### Task details
Gather all lines in the entries that include the word "with".

### Source code of charts
☆ ☆ ☆ ☆ ☆
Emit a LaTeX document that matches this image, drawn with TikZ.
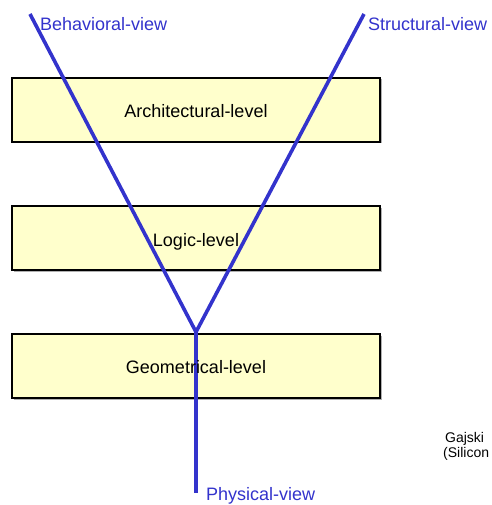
\documentclass[tikz,border=0pt]{standalone}
\usepackage{fontspec}
\setmainfont{Liberation Sans}
\definecolor{viewblue}{HTML}{3333CC}
\definecolor{levelfill}{HTML}{FFFFCC}
\definecolor{shadowgray}{HTML}{B0B0B0}
\tikzset{
  levelbox/.style={draw=black, line width=1.2pt, fill=levelfill, minimum width=368pt,
                   minimum height=64pt, inner sep=0pt, outer sep=0pt},
  boxshadow/.style={fill=shadowgray, minimum width=368pt, minimum height=64pt,
                    inner sep=0pt, outer sep=0pt},
  leveltext/.style={font=\fontsize{18}{22}\selectfont, text=black, inner sep=0pt, anchor=base},
  viewline/.style={draw=viewblue, line width=3.6pt},
  viewlabel/.style={font=\fontsize{18}{22}\selectfont, text=viewblue, inner sep=0pt, anchor=base west},
  notetext/.style={font=\fontsize{14}{16}\selectfont, text=black, inner sep=0pt, anchor=base west}
}
\begin{document}
\begin{tikzpicture}[x=1pt, y=-1pt]
  \useasboundingbox (0,0) rectangle (491,505);
  \clip (0,0) rectangle (491,505);

  % level boxes with a thin drop shadow
  \foreach \cy in {110,238,366} {
    \node[boxshadow] at (197.5,\cy+1.5) {};
  }
  \node[levelbox] (archbox) at (196,110) {};
  \node[levelbox] (logicbox) at (196,238) {};
  \node[levelbox] (geombox) at (196,366) {};

  % the three views meeting in a Y
  \coordinate (behav) at (30,14);
  \coordinate (struct) at (364,14);
  \coordinate (apex) at (196,332);
  \coordinate (phys) at (196,493);
  \draw[viewline, line join=miter] (behav) -- (apex) -- (struct);
  \draw[viewline] (apex) -- (phys);

  % level names on top of the lines
  \node[leveltext] (arch) at ([yshift=-7.5pt]archbox.center) {Architectural-level};
  \node[leveltext] (logic) at ([yshift=-8.5pt]logicbox.center) {Logic-level};
  \node[leveltext] (geom) at ([yshift=-7.5pt]geombox.center) {Geometrical-level};

  % view labels
  \node[viewlabel] (behavlabel) at (40,31) {Behavioral-view};
  \node[viewlabel] (structlabel) at (368,31) {Structural-view};
  \node[viewlabel] (physlabel) at (206,500) {Physical-view};

  % source note
  \node[notetext] (note1) at (445,442) {Gajski};
  \node[notetext] (note2) at (443,457) {(Silicon};
\end{tikzpicture}
\end{document}
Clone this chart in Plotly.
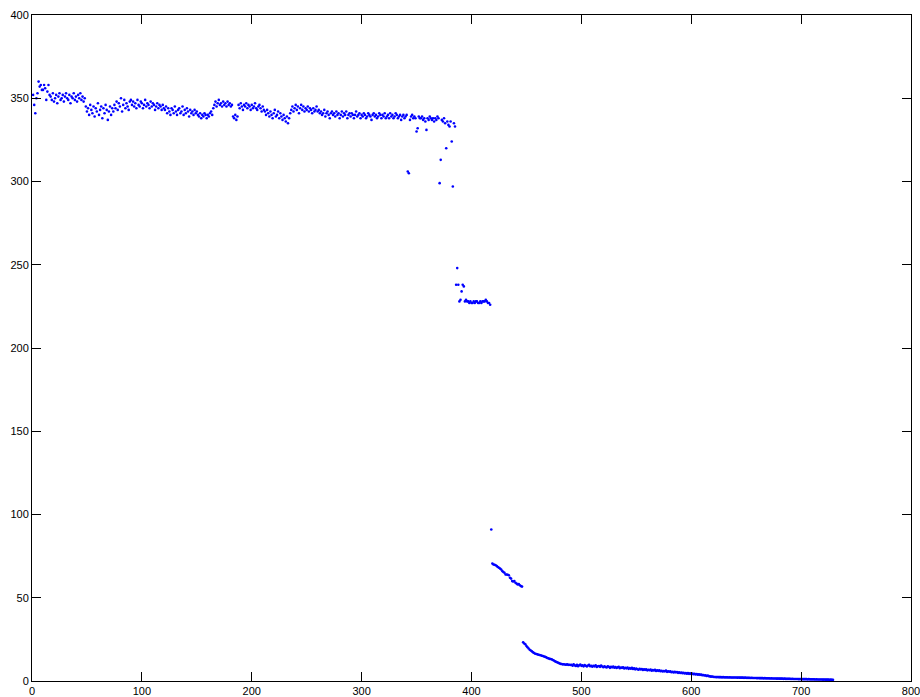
import plotly.graph_objects as go

# Measured series, stored in consecutive runs; each run starts at the given sample index.
plateau_start = 1
plateau_vals = [
    352, 346, 341, 350, 353, 360, 357, 358, 355, 355, 358, 356, 349, 354, 358, 352,
    351, 349, 353, 348, 350, 352, 347, 351, 353, 349, 350, 352, 348, 351, 353, 350,
    349, 352, 347, 351, 350, 353, 349, 351, 348, 352, 350, 353, 349, 351, 348, 350,
    345, 342, 344, 340, 346, 343, 341, 345, 339, 344, 342, 347, 340, 343, 345, 338,
    344, 341, 346, 343, 337, 342, 345, 340, 344, 342,
    346, 344, 348, 343, 347, 345, 350, 342, 346, 349, 344, 347, 345, 343, 348,
    349, 346, 348, 345, 347, 344, 349, 346, 345, 348, 347, 344, 346, 349, 345, 347,
    346, 344, 348, 345, 347, 346, 343, 345, 347, 344, 346, 345, 343, 346, 344,
    343, 345, 341, 344, 342, 340, 344, 343, 341, 345, 342, 340, 343, 344, 341, 342,
    345, 340, 343, 341, 344, 342, 339, 343, 341, 342, 340, 343, 341, 342,
    340, 339, 341, 338, 340, 339, 341, 340, 338, 340, 339, 341, 342, 340,
    344, 346, 348, 345, 347, 349, 346, 347, 345, 348, 346, 347, 345, 348, 346, 347,
    345, 346,
    339, 338, 340, 337, 339,
    346, 344, 347, 345, 343, 346, 345, 347, 344, 346, 345, 343, 346, 344, 345, 347,
    344, 343, 345, 346, 344, 342, 345, 343,
    342, 340, 343, 341, 339, 342, 340, 338, 341, 343, 339, 340, 342, 338, 341, 339,
    337, 340, 338, 336, 339, 335, 338, 341,
    343, 345, 342, 344, 346, 343, 345, 341, 344, 346, 343, 345, 342, 344, 343, 345,
    342, 344, 343, 341, 344, 342, 343, 345, 342, 343, 341,
    342, 340, 341, 343, 339, 341, 342, 340, 338, 341,
    342, 340, 341, 339, 342, 340, 341, 338, 340, 342,
    339, 341, 340, 342, 338, 340, 341, 339, 341, 340,
    338, 340, 342, 339, 340, 341, 338, 340, 339, 341,
    340, 338, 339, 341, 340, 339, 337, 340, 341, 339,
    340, 338, 339, 341, 340, 338, 340, 339, 341, 338,
    339, 340, 338, 341, 339, 340, 338, 339, 341, 340,
    338, 339, 340, 337, 339, 340, 338, 339, 340, 306,
    305, 337, 339, 340, 338, 339, 338, 330, 332, 339,
    338,
    338, 339, 337, 338, 336, 331, 338, 337, 339, 338,
    337, 338, 336, 338, 337, 339, 338, 299, 313, 337,
    336, 338, 335, 320, 336, 334, 333, 336, 324, 297,
    335, 333,
]

middle_start = 386
middle_vals = [
    238, 248, 238, 228, 229, 234, 238, 237, 228, 229, 228,
    228, 227, 228, 227, 227, 228, 227, 228, 228, 227, 227, 228, 227, 228, 228, 228,
    229, 228, 227, 227, 226,
]

lower_start = 418
lower_vals = [
    91,
    70.5, 70, 69.8, 69.5, 69, 68.5, 68, 67.5, 67, 66, 65.5, 65, 64, 64, 63.8, 63.5,
    62, 61.5, 60, 59.8, 60, 59, 58.5, 58, 58.3, 57.5, 57, 56.7,
]

tail_start = 447
tail_vals = [
    23.2, 22.5, 22, 21, 20.3, 19.5, 18.8, 18.3, 17.8, 17.2,
    16.8, 16.4, 16.2, 16.0, 15.8, 15.6, 15.5, 15.2, 15.0, 14.7,
    14.5, 14.2, 13.8, 13.6, 13.3, 13.2, 13.0, 12.6, 12.3, 11.8,
    11.5, 11.2, 10.9, 10.6, 10.3, 10.2, 10.0, 10.1, 9.9, 9.8,
    10.0, 9.7, 9.8, 9.6,
    9.8, 9.2, 10.1, 9.4, 9.0, 9.7, 8.9, 9.5, 9.9, 9.1,
    9.4, 8.8, 9.6, 9.2, 8.7, 9.3, 9.8, 8.9, 9.1, 8.6,
    9.2, 8.8, 9.5, 8.4, 8.9, 9.0, 8.5, 9.3, 8.7, 8.3,
    8.9, 8.4, 8.1, 8.8, 8.6, 7.9, 8.5, 8.2, 8.7, 8.0,
    8.4, 7.8, 8.2, 8.6, 7.7, 8.1, 7.9, 8.3, 7.5, 8.0,
    7.6, 8.1, 7.3, 7.8, 7.4, 7.9, 7.2, 7.6, 7.0, 7.5,
    7.1, 6.8, 7.4, 6.9, 7.2, 6.6, 7.0, 6.7, 7.1, 6.4,
    6.8, 6.5, 6.9, 6.2, 6.6, 6.3, 6.7, 6.0, 6.4, 6.1,
    6.5, 5.9, 6.2, 5.7, 6.0, 5.8, 6.3, 5.5, 5.9, 5.6,
    5.8, 5.3, 5.6, 5.1, 5.5, 5.2, 5.4, 4.9, 5.3, 4.8,
    5.1, 4.7, 5.0, 4.5, 4.8, 4.4, 4.7, 4.3, 4.6, 4.2,
    4.4, 4.1, 4.3, 3.9, 4.2, 3.8, 4.0, 3.7, 3.9, 3.5,
    3.6, 3.3, 3.4, 3.0, 3.2, 2.9, 2.8, 2.6, 2.7, 2.5,
    2.4, 2.4, 2.3, 2.4, 2.3, 2.3, 2.3, 2.2, 2.3, 2.2,
    2.2, 2.2, 2.2, 2.1, 2.2, 2.1, 2.1, 2.1, 2.1, 2.1,
    2.1, 2.0, 2.1, 2.0, 2.0, 2.0, 2.0, 1.9, 2.0, 1.9,
    1.9, 1.9, 1.9, 1.8, 1.9, 1.8, 1.8, 1.8, 1.8, 1.7,
    1.8, 1.7, 1.7, 1.7, 1.7, 1.6, 1.7, 1.6, 1.6, 1.6,
    1.6, 1.5, 1.6, 1.5, 1.5, 1.5, 1.5, 1.4, 1.5, 1.4,
    1.4, 1.4, 1.4, 1.3, 1.4, 1.3, 1.3, 1.3, 1.3, 1.3,
    1.2, 1.3, 1.2, 1.2, 1.2, 1.2, 1.2, 1.1, 1.2, 1.1,
    1.1, 1.1, 1.1, 1.1, 1.1, 1.0, 1.1, 1.0, 1.0, 1.0,
    1.0, 1.0, 0.9, 1.0, 0.9, 0.9, 0.9, 0.9, 0.9, 0.8,
    0.9, 0.8, 0.8, 0.8, 0.8, 0.7, 0.8, 0.7, 0.7,
]

x_ticks = [0, 100, 200, 300, 400, 500, 600, 700, 800]
y_ticks = [0, 50, 100, 150, 200, 250, 300, 350, 400]

runs = [
    (plateau_start, plateau_vals),
    (middle_start, middle_vals),
    (lower_start, lower_vals),
    (tail_start, tail_vals),
]
xs, ys = [], []
for start, vals in runs:
    xs.extend(range(start, start + len(vals)))
    ys.extend(vals)

fig = go.Figure(
    go.Scatter(
        x=xs,
        y=ys,
        mode="markers",
        marker=dict(color="#0000FF", size=2.6, line=dict(width=0)),
        hoverinfo="x+y",
    )
)

axis_common = dict(
    showgrid=False,
    zeroline=False,
    showline=True,
    linecolor="black",
    linewidth=1,
    mirror="allticks",
    ticks="inside",
    ticklen=9,
    tickwidth=1,
    tickcolor="black",
    automargin=False,
    ticklabeloverflow="allow",
    tickfont=dict(family="Liberation Sans, Arial, sans-serif", size=11, color="black"),
)

fig.update_xaxes(range=[0, 800], tickvals=x_ticks, ticktext=[str(v) for v in x_ticks],
                 ticklabelstandoff=0, **axis_common)
fig.update_yaxes(range=[0, 400], tickvals=y_ticks, ticktext=[str(v) for v in y_ticks],
                 **axis_common)

fig.update_layout(
    width=920,
    height=697,
    margin=dict(l=32, r=9, t=15, b=16, autoexpand=False),
    paper_bgcolor="white",
    plot_bgcolor="white",
    showlegend=False,
)

fig.write_html("out.html")
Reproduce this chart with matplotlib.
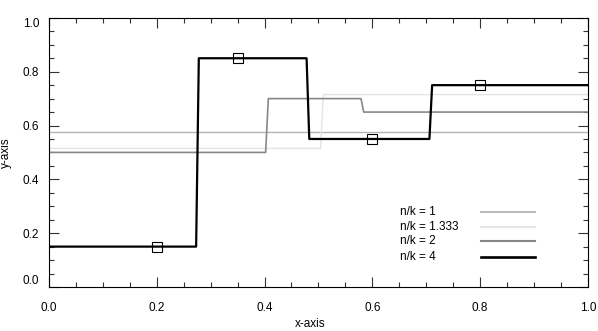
☆ ☆ ☆ ☆ ☆
### Task solution
Emit a LaTeX document that matches this image, drawn with TikZ.
  % level boxes with a thin drop shadow
Reproduce this chart with matplotlib.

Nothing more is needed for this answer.